# START OF DATA SEGMENT

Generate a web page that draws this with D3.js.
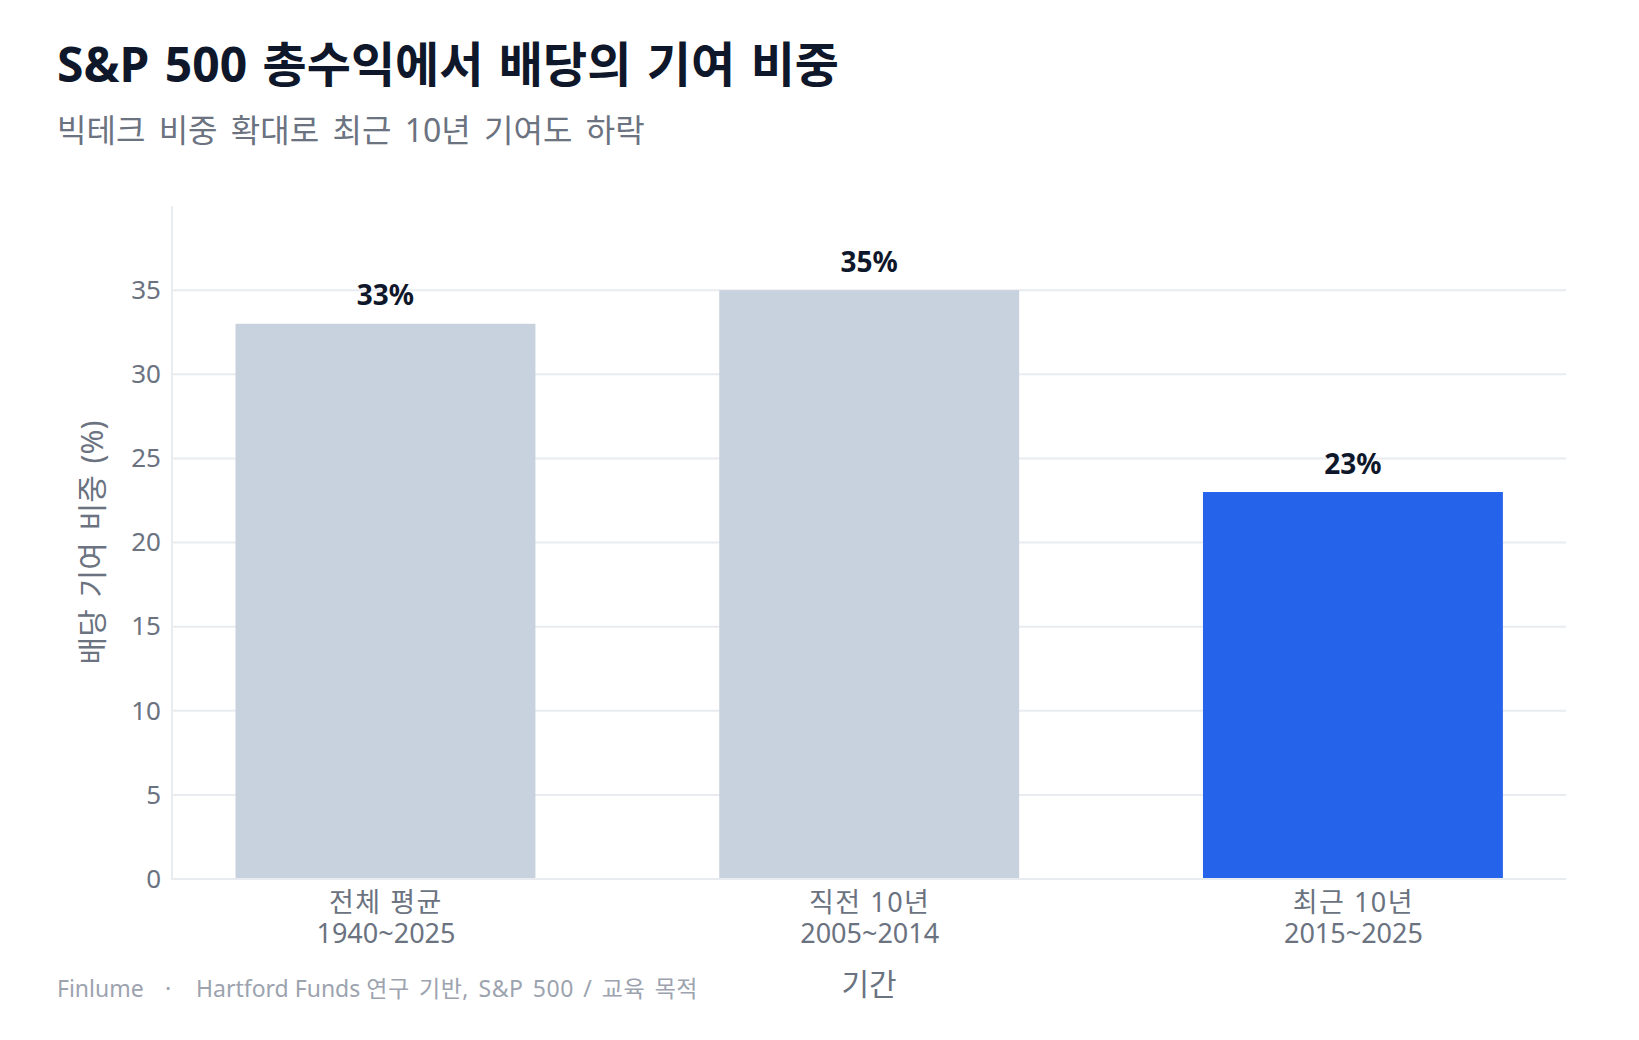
<!DOCTYPE html>
<html>
<head>
<meta charset="utf-8">
<script src="https://cdn.jsdelivr.net/npm/d3@7"></script>
<style>
  body { margin: 0; background: #ffffff; }
  svg { display: block; font-family: "Noto Sans", "Noto Sans CJK KR", sans-serif; }
</style>
</head>
<body>
<div id="chart"></div>
<script>
// 데이터
const categories = ['전체 평균', '직전 10년', '최근 10년'];
const periods = ['1940~2025', '2005~2014', '2015~2025'];
const values = [33, 35, 23];
const highlight = '최근 10년';
const yTicks = [0, 5, 10, 15, 20, 25, 30, 35];

const W = 1639, H = 1040;
const plot = { left: 172, right: 1566, top: 206, bottom: 879 };

const svg = d3.select('#chart').append('svg')
  .attr('width', W)
  .attr('height', H);

svg.append('rect').attr('width', W).attr('height', H).attr('fill', '#ffffff');

// 제목
svg.append('text')
  .attr('x', 57).attr('y', 82)
  .attr('font-size', 48).attr('font-weight', 700)
  .attr('word-spacing', 3)
  .attr('fill', '#0f172a')
  .text('S&P 500 총수익에서 배당의 기여 비중');

svg.append('text')
  .attr('x', 57).attr('y', 142)
  .attr('font-size', 32)
  .attr('word-spacing', 5)
  .attr('fill', '#6b7280')
  .text('빅테크 비중 확대로 최근 10년 기여도 하락');

// 스케일
const x = d3.scalePoint()
  .domain(categories)
  .range([143.6, 1594.8])
  .padding(0.5);
const barW = x.step() * 0.62;

const y = d3.scaleLinear()
  .domain([0, 40])
  .range([plot.bottom, plot.top]);

// 그리드
svg.append('g')
  .selectAll('line')
  .data(yTicks.filter(d => d > 0))
  .join('line')
    .attr('x1', plot.left).attr('x2', plot.right)
    .attr('y1', d => y(d)).attr('y2', d => y(d))
    .attr('stroke', '#e8ebf0')
    .attr('stroke-width', 2);

// 막대
svg.append('g')
  .selectAll('rect')
  .data(categories)
  .join('rect')
    .attr('x', d => x(d) - barW / 2)
    .attr('width', barW)
    .attr('y', (d, i) => y(values[i]))
    .attr('height', (d, i) => y(0) - y(values[i]))
    .attr('fill', d => d === highlight ? '#2563eb' : '#c8d2de');

// 값 라벨
svg.append('g')
  .selectAll('text')
  .data(categories)
  .join('text')
    .attr('x', d => x(d))
    .attr('y', (d, i) => y(values[i]) - 18.5)
    .attr('text-anchor', 'middle')
    .attr('font-size', 28).attr('font-weight', 700)
    .attr('fill', '#0f172a')
    .text((d, i) => values[i] + '%');

// 축 선
svg.append('line')
  .attr('x1', plot.left).attr('x2', plot.left)
  .attr('y1', plot.top).attr('y2', plot.bottom)
  .attr('stroke', '#e8ebf0').attr('stroke-width', 2);
svg.append('line')
  .attr('x1', plot.left - 1).attr('x2', plot.right)
  .attr('y1', plot.bottom).attr('y2', plot.bottom)
  .attr('stroke', '#e8ebf0').attr('stroke-width', 2);

// y 축
const yAxis = svg.append('g')
  .attr('transform', `translate(${plot.left},0)`)
  .call(d3.axisLeft(y).tickValues(yTicks).tickSize(0).tickPadding(11));
yAxis.select('.domain').remove();
yAxis.selectAll('text')
  .attr('font-size', 26)
  .attr('font-family', '"Noto Sans", "Noto Sans CJK KR", sans-serif')
  .attr('fill', '#6b7280');

// x 축 (두 줄 라벨)
const xAxis = svg.append('g')
  .attr('transform', `translate(0,${plot.bottom})`)
  .call(d3.axisBottom(x).tickSize(0));
xAxis.select('.domain').remove();
xAxis.selectAll('text').remove();
const xTick = xAxis.selectAll('.tick');
xTick.append('text')
  .attr('y', 33)
  .attr('text-anchor', 'middle')
  .attr('font-size', 27)
  .attr('letter-spacing', 1.5)
  .attr('font-family', '"Noto Sans", "Noto Sans CJK KR", sans-serif')
  .attr('fill', '#6b7280')
  .text(d => d);
xTick.append('text')
  .attr('y', 64)
  .attr('text-anchor', 'middle')
  .attr('font-size', 27)
  .attr('font-family', '"Noto Sans", "Noto Sans CJK KR", sans-serif')
  .attr('fill', '#6b7280')
  .text((d, i) => periods[i]);

// 축 제목
svg.append('text')
  .attr('x', (plot.left + plot.right) / 2)
  .attr('y', 995)
  .attr('text-anchor', 'middle')
  .attr('font-size', 30)
  .attr('fill', '#6b7280')
  .text('기간');

svg.append('text')
  .attr('transform', `translate(103,${(plot.top + plot.bottom) / 2}) rotate(-90)`)
  .attr('text-anchor', 'middle')
  .attr('font-size', 30)
  .attr('word-spacing', 4)
  .attr('fill', '#6b7280')
  .text('배당 기여 비중 (%)');

// 출처
const foot = svg.append('g').attr('font-size', 23).attr('fill', '#9ca3af');
foot.append('text').attr('x', 57).attr('y', 997).text('Finlume');
foot.append('text').attr('x', 168).attr('y', 997).attr('text-anchor', 'middle').text('·');
const src = foot.append('text').attr('x', 196).attr('y', 997);
src.append('tspan').text('Hartford Funds ');
src.append('tspan').attr('word-spacing', 3).attr('letter-spacing', 0.5).text('연구 기반, S&P 500 / 교육 목적');
</script>
</body>
</html>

# END OF DATA SEGMENT

> STATED PROBLEM: Repeat, word for word and with no pictures, only the lines running from the beginning of the data to the line that contains "배당의 기여 비중');".

> THE ANSWER:
Generate a web page that draws this with D3.js.
<!DOCTYPE html>
<html>
<head>
<meta charset="utf-8">
<script src="https://cdn.jsdelivr.net/npm/d3@7"></script>
<style>
  body { margin: 0; background: #ffffff; }
  svg { display: block; font-family: "Noto Sans", "Noto Sans CJK KR", sans-serif; }
</style>
</head>
<body>
<div id="chart"></div>
<script>
// 데이터
const categories = ['전체 평균', '직전 10년', '최근 10년'];
const periods = ['1940~2025', '2005~2014', '2015~2025'];
const values = [33, 35, 23];
const highlight = '최근 10년';
const yTicks = [0, 5, 10, 15, 20, 25, 30, 35];

const W = 1639, H = 1040;
const plot = { left: 172, right: 1566, top: 206, bottom: 879 };

const svg = d3.select('#chart').append('svg')
  .attr('width', W)
  .attr('height', H);

svg.append('rect').attr('width', W).attr('height', H).attr('fill', '#ffffff');

// 제목
svg.append('text')
  .attr('x', 57).attr('y', 82)
  .attr('font-size', 48).attr('font-weight', 700)
  .attr('word-spacing', 3)
  .attr('fill', '#0f172a')
  .text('S&P 500 총수익에서 배당의 기여 비중');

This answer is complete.